The figure below is an approximation of the position of the photographer based on the angle of the buildings and field of view. It is possible that the photographer was standing on the surface of the frozen Catskill Creek, but far more likely he was on the opposite shore (possibly even taking this photo from the lower floor of a building based on what is at “eye level” in the scene). Not knowing the focal length of the camera lens also makes determining their exact location difficult.
The most significant building in the photo, unfortunately out of focus, is the second iteration of St. Luke’s Episcopal Church. This building, which stood on Church Street, replaced an episcopal church which had burned in 1839. A call was put out by the vestry in 1840 for design proposals for a new church to replace it, and Thomas Cole (a member of the design selection committee) was the creator of the winning proposal. Cole’s gothic church edifice was one of an exceedingly small number of architectural designs the artist ever realized in brick and mortar, though its exact appearance during his lifetime was never previously corroborated by any renditions or photographs other than Cole’s original design proposal.
To clarify: other photographs of this particular St. Luke’s Episcopal do exist from the 1890s, but all of them show what appears to be Cole’s original design with a tastefully added bell tower also in the Gothic style. What Cole’s original drawing tells us is that HE never intended a bell tower on the church. This put the photographic evidence at odds with the original plan. With the discovery of this Ambrotype we now have proof that for at least twenty years the second St. Luke’s appeared exactly as the artist had intended, and this is notable for helping to contextualize “Thomas Cole the aspiring architect” and “Thomas Cole the practicing architect.”
What became of all these buildings? To the best of our knowledge the structures in the background succumb to fire and demolition, as many of the residential homes do not seem to match current buildings in those neighborhoods. One of the old brick blocks was destroyed what must have only been a few years after this photo was taken and replaced by a block of reconstruction-era businesses of three and four stories in a more contemporary architectural style.

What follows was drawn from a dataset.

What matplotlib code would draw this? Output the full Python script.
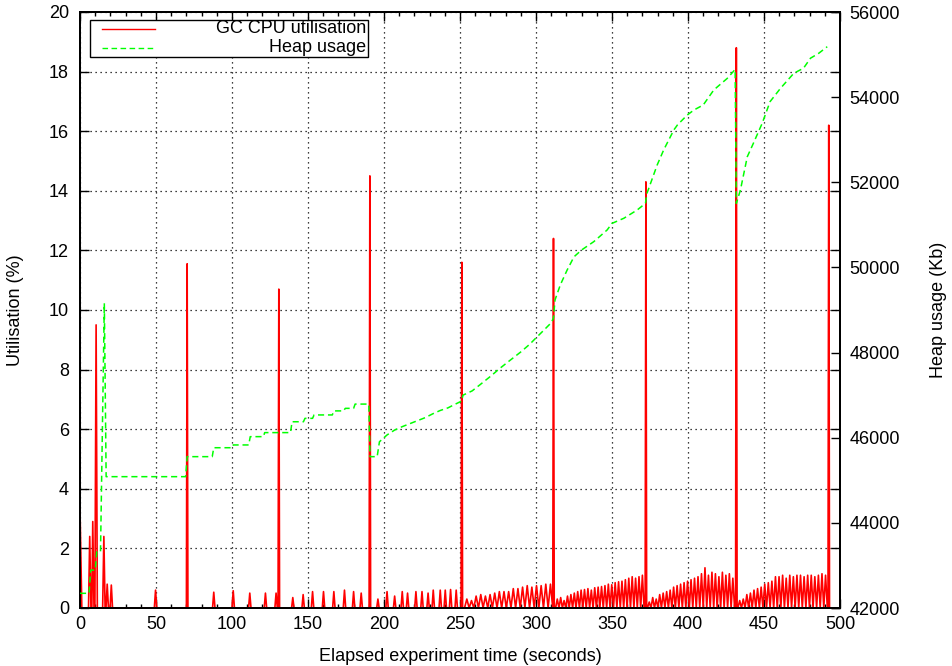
import numpy as np
import matplotlib
matplotlib.use("Agg")
import matplotlib.pyplot as plt
from matplotlib.lines import Line2D
from matplotlib.patches import Rectangle
from matplotlib.ticker import MultipleLocator

plt.rcParams['font.family'] = ['Liberation Sans', 'DejaVu Sans']
plt.rcParams['font.size'] = 13

# ---- GC CPU utilisation (%) ----
# start-up phase samples (time s, utilisation %)
startup_t = [0.0, 1.2, 5.6, 6.4, 7.2, 7.8, 8.4, 9.2, 9.8, 10.6, 11.4,
             14.9, 15.7, 16.5]
startup_util = [3.3, 0.0, 0.0, 2.4, 0.0, 0.0, 2.9, 0.0, 0.0, 9.5, 0.0,
                0.0, 2.4, 0.0]

# full collections
major_t = [70.5, 130.8, 190.7, 251.2, 311.5, 372.3, 431.8, 492.6]
major_util = [11.55, 10.7, 14.5, 11.6, 12.4, 14.3, 18.8, 16.2]

# scattered minor collections
minor_t = [17.9, 20.6, 49.7, 88.0, 100.8, 111.7, 122.0, 129.0, 140.0,
           146.8, 153.0, 160.2, 167.0, 174.0, 180.0, 185.0, 196.0, 202.0,
           207.0, 212.0, 215.5, 221.0, 225.0, 229.0, 232.4, 237.0, 240.3,
           243.8, 247.5]
minor_util = [0.8, 0.77, 0.6, 0.53, 0.58, 0.5, 0.5, 0.5, 0.35,
              0.45, 0.55, 0.55, 0.55, 0.6, 0.55, 0.5, 0.3, 0.55,
              0.4, 0.55, 0.5, 0.55, 0.55, 0.5, 0.6, 0.6, 0.6,
              0.62, 0.6]

# regular minor collections between full collections
saw1_span = (254.5, 309.5)
saw1_util = [0.3, 0.25, 0.4, 0.45, 0.4, 0.45, 0.5, 0.55, 0.55, 0.55,
             0.65, 0.65, 0.7, 0.75, 0.7, 0.75, 0.75, 0.8, 0.8]
saw2_span = (314.0, 370.0)
saw2_util = [0.3, 0.35, 0.25, 0.4, 0.45, 0.5, 0.55, 0.6, 0.62, 0.65,
             0.6, 0.68, 0.7, 0.72, 0.75, 0.8, 0.78, 0.85, 0.88, 0.9,
             0.95, 1.0, 1.05, 1.0, 1.05, 1.1]
saw3_span = (374.5, 429.5)
saw3_util = [0.2, 0.35, 0.3, 0.45, 0.5, 0.55, 0.6, 0.7, 0.75, 0.8,
             0.85, 0.9, 0.95, 1.0, 1.05, 1.15, 1.35, 1.1, 1.2, 1.15,
             1.05, 1.2, 1.1, 1.15, 1.0]
saw4_span = (434.0, 490.5)
saw4_util = [0.25, 0.3, 0.45, 0.5, 0.6, 0.65, 0.7, 0.8, 0.85, 0.9,
             1.05, 1.05, 1.1, 1.0, 1.1, 1.05, 1.1, 1.1, 1.05, 1.1,
             1.1, 1.05, 1.1, 1.15, 1.1]

# ---- Heap usage (Kb) ----
heap_t = [0, 6, 7, 10, 11, 13.5, 16, 17.2, 69.5, 70.5, 87, 88, 100, 100.8,
          111, 112, 120.7, 121.5, 138.5, 139.5, 147, 148, 153, 154, 166,
          167, 173.5, 174.5, 180, 181, 190, 190.8, 195.5, 197, 202, 207,
          212, 217, 222, 227, 232, 237, 242, 247, 251, 252, 258, 263, 270,
          276.6, 283, 290, 296, 300, 305, 310, 311.5, 312.5, 316, 320.5,
          325, 330, 338, 346.8, 350, 357.8, 366.6, 372, 373, 379.7, 384,
          390.7, 393, 399.5, 404, 410, 417, 425.8, 431, 431.8, 434.5, 439,
          443, 448.8, 454, 460.9, 469.6, 476, 480.6, 486, 491.6]
heap_kb = [42345, 42345, 42890, 42890, 43320, 43320, 49160, 45085, 45085,
           45555, 45555, 45765, 45765, 45830, 45830, 46025, 46025, 46120,
           46120, 46375, 46375, 46455, 46455, 46535, 46535, 46630, 46630,
           46690, 46690, 46790, 46790, 45555, 45555, 45905, 46065, 46180,
           46260, 46330, 46400, 46470, 46560, 46640, 46700, 46790, 46860,
           47000, 47100, 47240, 47440, 47640, 47820, 48015, 48200, 48345,
           48520, 48700, 48810, 49235, 49590, 49940, 50250, 50410, 50605,
           50880, 51035, 51155, 51350, 51505, 51740, 52405, 52760, 53230,
           53345, 53580, 53700, 53815, 54170, 54440, 54650, 51505, 51820,
           52600, 52915, 53385, 53895, 54210, 54560, 54680, 54915, 55030,
           55185]


def add_peaks(ts, vs, times, values, half_width):
    for t, v in zip(times, values):
        ts += [t - half_width, t, t + half_width]
        vs += [0.0, v, 0.0]


pts_t = list(startup_t)
pts_v = list(startup_util)
add_peaks(pts_t, pts_v, major_t, major_util, 0.5)
add_peaks(pts_t, pts_v, minor_t, minor_util, 0.8)
for span, vals in [(saw1_span, saw1_util), (saw2_span, saw2_util),
                   (saw3_span, saw3_util), (saw4_span, saw4_util)]:
    times = np.linspace(span[0], span[1], len(vals))
    hw = (span[1] - span[0]) / (len(vals) - 1) / 2.0
    add_peaks(pts_t, pts_v, times, vals, hw)

order = np.argsort(pts_t, kind='stable')
util_t = np.asarray(pts_t)[order]
util_v = np.asarray(pts_v)[order]

fig = plt.figure(figsize=(9.52, 6.66), dpi=100)
ax = fig.add_axes([80 / 952, 58 / 666, 760 / 952, 596 / 666])
ax2 = ax.twinx()

ax.plot(util_t, util_v, color='#ff0000', lw=1.2, zorder=3)
ax2.plot(heap_t, heap_kb, color='#00ff00', lw=1.1, linestyle=(0, (4, 2.5)),
         zorder=3)

ax.set_xlim(0, 500)
ax.set_ylim(0, 20)
ax2.set_ylim(42000, 56000)

ax.xaxis.set_major_locator(MultipleLocator(50))
ax.xaxis.set_minor_locator(MultipleLocator(10))
ax.yaxis.set_major_locator(MultipleLocator(2))
ax2.yaxis.set_major_locator(MultipleLocator(2000))

ax.tick_params(which='major', direction='in', length=6.5, width=1.0,
               top=True, right=True, labelsize=13, pad=6)
ax.tick_params(axis='y', which='major', pad=8)
ax.tick_params(which='minor', direction='in', length=3, width=1.0,
               top=True, bottom=True)
ax2.tick_params(direction='in', length=6.5, width=1.0, labelsize=13, pad=7)

ax.grid(True, which='major', color='black', linestyle=(0, (1, 3)),
        linewidth=0.9)
ax.set_axisbelow(True)

for a in (ax, ax2):
    for s in a.spines.values():
        s.set_linewidth(1.4)

ax.set_xlabel('Elapsed experiment time (seconds)', fontsize=13)
ax.xaxis.set_label_coords(0.5, -0.082)
ax.xaxis.label.set_va('center')
ax.set_ylabel('Utilisation (%)', fontsize=13)
ax.yaxis.set_label_coords(-0.0855, 0.5)
ax.yaxis.label.set_va('center')
ax2.set_ylabel('Heap usage (Kb)', fontsize=13, rotation=90)
ax2.yaxis.set_label_coords(1.13, 0.5)
ax2.yaxis.label.set_va('center')

# key box
tr = ax2.transAxes
ax2.add_patch(Rectangle((0.0132, 0.9245), 0.3658, 0.0621, transform=tr,
                        facecolor='white', edgecolor='black', lw=1.0,
                        zorder=10))
ax2.add_line(Line2D([0.029, 0.0987], [0.9715, 0.9715], transform=tr,
                    color='#ff0000', lw=1.0, zorder=11))
ax2.add_line(Line2D([0.029, 0.0987], [0.940, 0.940], transform=tr,
                    color='#00ff00', lw=1.0, linestyle=(0, (4, 2.5)),
                    zorder=11))
ax2.text(0.376, 0.9715, 'GC CPU utilisation', transform=tr, ha='right',
         va='center', fontsize=13, zorder=12)
ax2.text(0.376, 0.940, 'Heap usage', transform=tr, ha='right',
         va='center', fontsize=13, zorder=12)

fig.savefig('out.png', dpi=100)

The Ice House that made up the front and center of this photograph was long gone by the 1880s and replaced by a coal yard which apparently used the empty lot for storage. Whether that building burned or was removed will only be determined through further research.
St. Lukes fell to the wrecking ball far more recently. In 1896 Cole’s church was abandoned and replaced by the third iteration of St. Luke’s Episcopal on the hill between Bridge and Williams Streets. Cole’s Church, suddenly empty, soon became the garage of Amos Post, changing hands a few more times before being utilized as the offices of the Daily Mail. When the new County government building was constructed Cole’s mostly forgotten 1841 gothic church was finally demolished to make way for a parking lot, and now “Church Street” is the only reminder we have of where this building once stood.